Голос её был словно надломленным, но я сразу её узнал. — Вот видишь, я к тебе приехала!
Я помог ей сойти с повозки. Вернее сказать, я почти совсем вынес её на руках. Она была лёгкая, как ребёнок. Когда ступила на землю, я начал целовать ей руки.
— Ну-ну, хватит тебе! — сказала она. — Я приехала к тебе умирать.
И при этом она отбросила вуаль со своего лица. Оно было бледным, с выжженными на щеках румянцами. Губы побледнели, глаза горели. Я начал её утешать, хотя у самого сердце стиснуло, словно клещами.
— Нет, сынок, не говори ничего! — сказала она. — Я ведь знаю, зачем приехала. Пока была сила — растрачивала её по свету. Пока была красота — чаровала ею. Пока было здоровье — распоряжалась им. Я жила — что уж там! А теперь приезжаю к тебе умирать. Примешь? Не бойся, долго не протяну.
У меня брызнули слёзы из глаз.
— Эх, ты, вижу, ещё не избавился от сентиментальности. Ну-ну, оставь! Ещё успею тебе надоесть. Болезнь у меня такая, как тот чех говорил: "Ne boj se, Mařiška, já tě budu pomaleňku rizal". Я потому её и таскала с собой уже три года, чтобы не слишком досаждать тебе. А хорошо у тебя здесь! Надо будет пройтись по кладбищу и приглядеть себе местечко по вкусу.

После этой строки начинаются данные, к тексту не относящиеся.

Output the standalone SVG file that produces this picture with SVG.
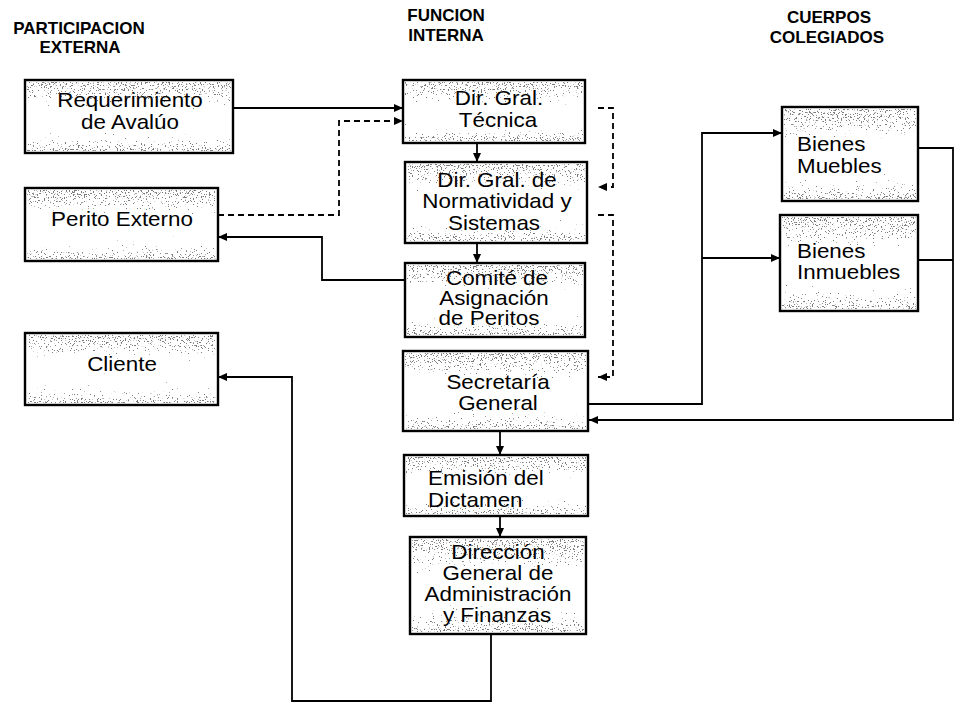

Говорила она почти весело, хотя после каждого предложения делала паузу и тяжело дышала. В груди слышалось лёгкое хрипение. И каждое её слово, каждый такой звук резал меня по сердцу.
Прожила у меня ещё восемь месяцев. До самого конца держалась на ногах, была весела, хотя говорила уже почти только шёпотом. На мои уговоры выйти за меня замуж всегда отвечала решительным "нет". Надо было бы показать метрику (она давно её сожгла), назвать своё настоящее имя и фамилию — а этого она не сделает ни за что. Я звал её Галей, и она полюбила это имя. Кто она была, откуда и какого рода — осталось тайной, которую она унесла с собой в могилу. На тихом сельском кладбище, в тени старой липы, я похоронил её по её воле в простой деревянной гробнице, в той одежде, которую она сама себе приготовила для смерти. Ни креста, ни надгробия она не позволила ставить. "Жизнь дала мне всё, что могла, пусть смерть возьмёт всё, что может", — говорила она.
— Странное Божье дело — такая женщина, — добавил Опанас после паузы. — Смотришь со стороны — пропащая. И она сама себя ни за что не ставит. А ты глянь, какая сила в ней! Одним своим взглядом, одним, может, даже неосознанным движением, небрежно брошенным словом — может столкнуть мужчину в пропасть и поднять его, и толкнуть к труду, к самопожертвованию.
— Не каждого мужчину, Опанас, — добавил я. — А сколько было таких, перед кем твоя Кисонька всю жизнь рассыпала чары своей красоты, жемчужины своей грации, блеск своего ума — и всё-таки не сдвинула их ни на шаг. Всё это было для них "аки усерязь злат в ноздрех свиній": жемчуг сыпался перед ними лишь для того, чтобы они могли его топтать. Для этого тоже нужно обладать определённой способностью, нужно, я бы сказал, иметь в душе свою "отчизну".
1904 г.
_____________________________________
* Пасекой называют в горах место, где весной вырубили, а осенью сожгли лес, чтобы весной посеять там "збіжжя", то есть овёс.
* Крыжовник.
* Гульдены.
* Шустка (шестёрка) = десять крейцеров.
* Форма приветствия, буквально «ваш слуга» (лат.). — Ред.
* Как поживаете? (нем.). — Ред.
* Служанка (нем.). — Ред.
* Ласковая госпожа уехала (нем.). — Ред.
* Не бойся, Маришка, я буду тебя медленно резать (чешск.). — Ред.